Speaking from the BMC Racing Team’s hotel, the Belvedere Strandhotel & Restaurant in Spiez, Switzerland, Brent caught us up Tuesday on how he spent the second rest day of this year’s Tour de France.
How has your rest day been going?
“It has been nice. We are in a really, really nice spot. Maybe the nicest, most picturesque spot where I have had a rest day before. We are kind of in a small town on a mountain on a lake in Switzerland if you can envision that. My wife, Jamie, was here with her bike, which was really good. We did about an hour-and-a-half of training around this lake. We kept it pretty easy. Two nights ago, I had a really rough night with some stomach issues. So I kind of did Monday’s stage on empty and was a little bit the same today. But I have since kind of stabilized. So I think things are headed back in the right direction.”
How are you feeling coming out of the second rest day – as compared to the last one – and how you are feeling about the stages still to come?

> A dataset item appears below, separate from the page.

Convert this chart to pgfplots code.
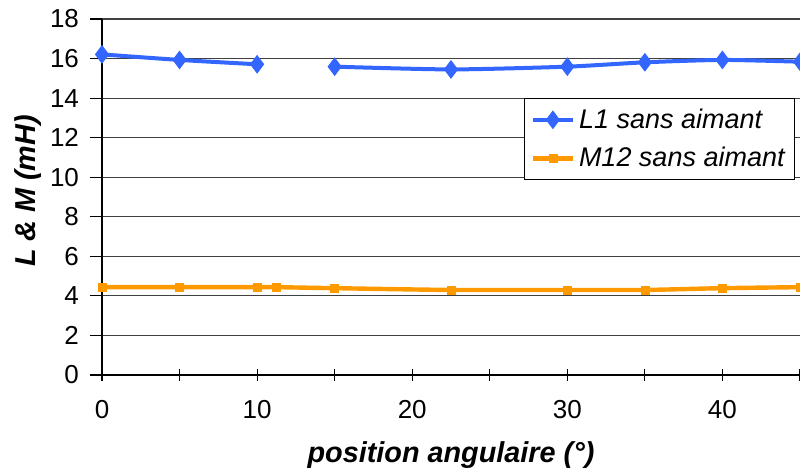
\documentclass[border=0pt]{standalone}
\usepackage{pgfplots}
\pgfplotsset{compat=1.18}
\usepackage{fontspec}
\setmainfont{Liberation Sans}
\definecolor{serblue}{RGB}{51,102,255}
\definecolor{serorange}{RGB}{255,153,0}
\begin{document}
\begin{tikzpicture}
\useasboundingbox (-51pt,-47.5pt) rectangle (349pt,187.5pt);
\begin{axis}[
  at={(0,0)}, anchor=south west,
  scale only axis, width=349pt, height=178pt,
  xmin=0, xmax=45, ymin=0, ymax=18,
  axis x line=bottom, axis y line=left,
  axis line style={-, black, line width=0.7pt},
  xtick={0,10,...,40}, minor xtick={5,15,...,45},
  ytick={0,2,...,18},
  x tick style={black, line width=0.6pt},
  y tick style={black, line width=0.6pt},
  xtick align=center, ytick align=outside,
  major tick length=6pt, minor tick length=6pt,
  ymajorgrids, major grid style={black!75, line width=0.6pt},
  /pgf/number format/assume math mode=true,
  tick label style={font=\fontsize{13}{15}\selectfont},
  xticklabel style={yshift=-6pt},
  yticklabel style={xshift=-2pt},
  xlabel={position angulaire (°)},
  ylabel={L \& M (mH)},
  xlabel style={font=\fontsize{14.4}{16}\selectfont\bfseries\itshape, at={(axis description cs:0.5,0)}, anchor=base, yshift=-44pt},
  ylabel style={font=\fontsize{14.4}{16}\selectfont\bfseries\itshape, at={([xshift=-37pt,yshift=3pt]axis description cs:0,0.5)}, anchor=center},
  unbounded coords=jump,
  legend style={at={(0.993,0.778)}, anchor=north east, draw=black, line width=0.5pt, fill=white,
    font=\fontsize{13.5}{15}\selectfont\itshape, inner xsep=3pt, inner ysep=3pt, row sep=4pt,
    nodes={inner sep=2pt}},
  legend cell align=left,
  legend image code/.code={\draw[mark repeat=2,mark phase=2] plot coordinates {(0cm,0cm)(0.35cm,0cm)(0.7cm,0cm)};},
]
\addplot[serblue, line width=2pt, smooth, tension=0.4, mark=diamond*, mark size=4.3pt, mark options={solid, fill=serblue, line width=0.5pt}]
  coordinates {(0,16.21) (5,15.93) (10,15.71) (11.25,nan) (15,15.59) (22.5,15.45) (30,15.59) (35,15.81) (40,15.93) (45,15.84)};
\addlegendentry{L1 sans aimant}
\addplot[serorange, line width=2.2pt, smooth, tension=0.4, mark=square*, mark size=2pt, mark options={solid, fill=serorange, line width=0.3pt}]
  coordinates {(0,4.44) (5,4.44) (10,4.44) (11.25,4.44) (15,4.39) (22.5,4.30) (30,4.30) (35,4.30) (40,4.39) (45,4.44)};
\addlegendentry{M12 sans aimant}
\end{axis}
\end{tikzpicture}
\end{document}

“I would say I am kind of at a similar point. At least now, we are close enough to Paris that we can see it. But we still have some of the hardest stages of the race to come. I feel I am definitely still on point and focused and excited for what is to come but not relaxed or taking anything for granted. We know our work is cut out for us these next four days.”

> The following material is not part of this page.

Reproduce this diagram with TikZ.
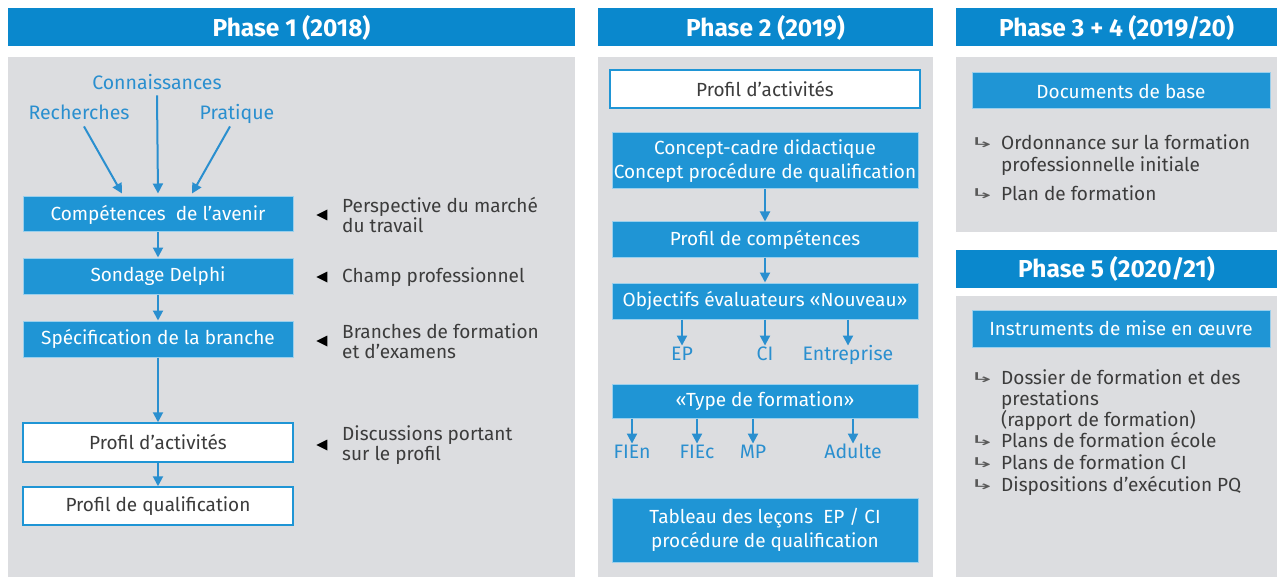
\documentclass[tikz,border=0pt]{standalone}
\usepackage{fontspec}
\setmainfont{Fira Sans}
\newfontfamily\symfont{DejaVu Sans}
\usetikzlibrary{arrows.meta,shapes.geometric,calc}
\definecolor{hdrblue}{HTML}{0A88CD}
\definecolor{boxblue}{HTML}{1F95D5}
\definecolor{panelgray}{HTML}{DCDDE0}
\definecolor{txtgray}{HTML}{3C3C3C}
\definecolor{lblblue}{HTML}{2A8FCF}
\newcommand{\hookarrow}{\scalebox{2.1}[0.9]{↳}}
\begin{document}
\begin{tikzpicture}[x=1pt,y=-1pt,
  hdr/.style={fill=hdrblue, text=white, font=\bfseries\fontsize{24.5}{28}\selectfont, minimum height=38pt, inner sep=0pt},
  panel/.style={fill=panelgray},
  bbox/.style={fill=boxblue, draw=white!55!boxblue, line width=1pt, text=white, font=\fontsize{19}{23.5}\selectfont, inner sep=0pt, align=center},
  wbox/.style={fill=white, draw=boxblue, line width=1.5pt, text=txtgray, font=\fontsize{19}{23}\selectfont, inner sep=0pt, align=center},
  lbl/.style={text=lblblue, font=\fontsize{19.5}{23}\selectfont, inner sep=1.5pt, text height=13.5pt, text depth=4pt},
  gtxt/.style={text=txtgray, font=\fontsize{19}{20.5}\selectfont, inner sep=0pt, align=left},
  itm/.style={text=txtgray, font=\fontsize{19}{21}\selectfont, inner sep=0pt, text height=13.5pt, text depth=4pt, anchor=west},
  sym/.style={text=txtgray!85, font=\symfont\fontsize{15}{17}\selectfont, inner sep=0pt},
  tri/.style={isosceles triangle, isosceles triangle apex angle=60, shape border rotate=180, fill=black, inner sep=0pt, minimum height=11pt, minimum width=11pt, isosceles triangle stretches=true},
  arr/.style={draw=lblblue, line width=2pt, -{Triangle[length=10pt,width=10pt]}}
]
\useasboundingbox[fill=white] (0,0) rectangle (1277,580);

% ---------- Phase 1 ----------
\node[hdr, minimum width=567pt] (h1) at (291.5,27.5) {Phase 1 (2018)};
\fill[panel] (8,57) rectangle (575,577);

\node[lbl] (conn) at (157,85) {Connaissances};
\node[lbl] (rech) at (79,115) {Recherches};
\node[lbl] (prat) at (237,115) {Pratique};

\node[bbox, minimum width=270pt, minimum height=35pt] (comp) at (158,214.5) {Compétences\ \ de l’avenir};
\node[bbox, minimum width=270pt, minimum height=36pt] (sond) at (158,276) {Sondage Delphi};
\node[bbox, minimum width=270pt, minimum height=36pt] (spec) at (158,339) {Spécification de la branche};
\node[wbox, minimum width=270pt, minimum height=39pt] (pact1) at (158,442.5) {Profil d’activités};
\node[wbox, minimum width=270pt, minimum height=38pt] (pqual) at (158,506) {Profil de qualification};

\draw[arr] ($(rech.south)+(5,1)$) -- ($(comp.north)+(-36,-3)$);
\draw[arr] (conn.south) -- ($(comp.north)+(0,-3)$);
\draw[arr] ($(prat.south)+(-7,1)$) -- ($(comp.north)+(34,-3)$);
\draw[arr] (comp) -- (sond);
\draw[arr] (sond) -- (spec);
\draw[arr] (spec) -- (pact1);
\draw[arr] (pact1) -- (pqual);

\node[tri] (t1) at (324,215) {};
\node[gtxt, anchor=west] (r1) at (342,215) {Perspective du marché\\du travail};
\node[tri] (t2) at (324,277) {};
\node[gtxt, anchor=west] (r2) at (342,277) {Champ professionnel};
\node[tri] (t3) at (324,341) {};
\node[gtxt, anchor=west] (r3) at (342,341) {Branches de formation\\et d’examens};
\node[tri] (t4) at (324,445) {};
\node[gtxt, anchor=west] (r4) at (342,445) {Discussions portant\\sur le profil};

% ---------- Phase 2 ----------
\node[hdr, minimum width=335pt] (h2) at (765.5,27.5) {Phase 2 (2019)};
\fill[panel] (598,57) rectangle (933,577);

\node[wbox, minimum width=310pt, minimum height=38pt] (pact2) at (765,89) {Profil d’activités};
\node[bbox, minimum width=306pt, minimum height=56pt] (conc) at (765,161) {Concept-cadre didactique\\Concept procédure de qualification};
\node[bbox, minimum width=306pt, minimum height=35pt] (pcomp) at (765,239.5) {Profil de compétences};
\node[bbox, minimum width=306pt, minimum height=36pt] (obj) at (765,301) {Objectifs évaluateurs «Nouveau»};
\draw[arr] (conc) -- (pcomp);
\draw[arr] (pcomp) -- (obj);

\node[lbl] (ep) at (682,356) {EP};
\node[lbl] (ci) at (765,356) {CI};
\node[lbl] (ent) at (848,356) {Entreprise};
\draw[arr] (obj.south -| ep) -- (ep.north);
\draw[arr] (obj.south -| ci) -- (ci.north);
\draw[arr] (obj.south -| ent) -- (ent.north);

\node[bbox, minimum width=306pt, minimum height=34pt] (typ) at (765,401) {«Type de formation»};
\node[lbl] (fien) at (632,454) {FIEn};
\node[lbl] (fiec) at (697,454) {FIEc};
\node[lbl] (mp) at (753,454) {MP};
\node[lbl] (adu) at (853,454) {Adulte};
\draw[arr] (typ.south -| fien) -- (fien.north);
\draw[arr] (typ.south -| fiec) -- (fiec.north);
\draw[arr] (typ.south -| mp) -- (mp.north);
\draw[arr] (typ.south -| adu) -- (adu.north);

\node[bbox, minimum width=306pt, minimum height=64pt] (tab) at (765,530) {Tableau des leçons\ \ EP / CI\\procédure de qualification};

% ---------- Phase 3 + 4 ----------
\node[hdr, minimum width=321pt] (h3) at (1116.5,27.5) {Phase 3 + 4 (2019/20)};
\fill[panel] (956,57) rectangle (1277,232);
\node[bbox, minimum width=298pt, minimum height=36pt] (docs) at (1121,91) {Documents de base};

\node[sym] (s1) at (982,143) {\hookarrow};
\node[itm] (i1) at (1001,145) {Ordonnance sur la formation};
\node[itm] (i1b) at (1001,167) {professionnelle initiale};
\node[sym] (s2) at (982,194) {\hookarrow};
\node[itm] (i2) at (1001,196) {Plan de formation};

% ---------- Phase 5 ----------
\node[hdr, minimum width=321pt] (h5) at (1116.5,268.5) {Phase 5 (2020/21)};
\fill[panel] (956,296) rectangle (1277,577);
\node[bbox, minimum width=298pt, minimum height=37pt] (inst) at (1121,328.5) {Instruments de mise en œuvre};

\node[sym] (s3) at (982,378) {\hookarrow};
\node[itm] (j1) at (1001,380) {Dossier de formation et des};
\node[itm] (j1b) at (1001,401) {prestations};
\node[itm] (j1c) at (1001,422) {(rapport de formation)};
\node[sym] (s4) at (982,441) {\hookarrow};
\node[itm] (j2) at (1001,443) {Plans de formation école};
\node[sym] (s5) at (982,463) {\hookarrow};
\node[itm] (j3) at (1001,465) {Plans de formation CI};
\node[sym] (s6) at (982,485) {\hookarrow};
\node[itm] (j4) at (1001,487) {Dispositions d’exécution PQ};
\end{tikzpicture}
\end{document}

The Olympic Games in Rio – where you will race the time trial and the road race – are right around the corner after the Tour de France. Have you thought about that at all?
“I definitely have as I have been suffering a lot over here. It has kind of been inspiring to me to know my next race after this is going to be a lifetime goal of mine and something I have been thinking about and focusing on for a long time. That has been sort of propelling me to keep fighting here and to keep pushing, knowing I will get to recover for two weeks after this. So all of the hard work I have put in here will make me better for the Olympics.”
This is your fourth Tour de France, including the 2011 edition where you helped Cadel Evans win the race. Has there been anything radically different in this year’s race from the previous three?
“The toughest thing for me was hitting the ground on that first stage and being compromised right from the beginning. That took a lot of patience and tenacity and persistence just to get through. But from a team perspective and how we are operating and what we are pushing for is very much similar to my other Tours. We have a really awesome team here and everyone is getting along. Unfortunately, Rohan Dennis left the race and will not be with us these last few stages. But everyone else is looking good and I think Tejay van Garderen and Richie Porte are still looking strong and looking to factor into the general classification the rest of the way.”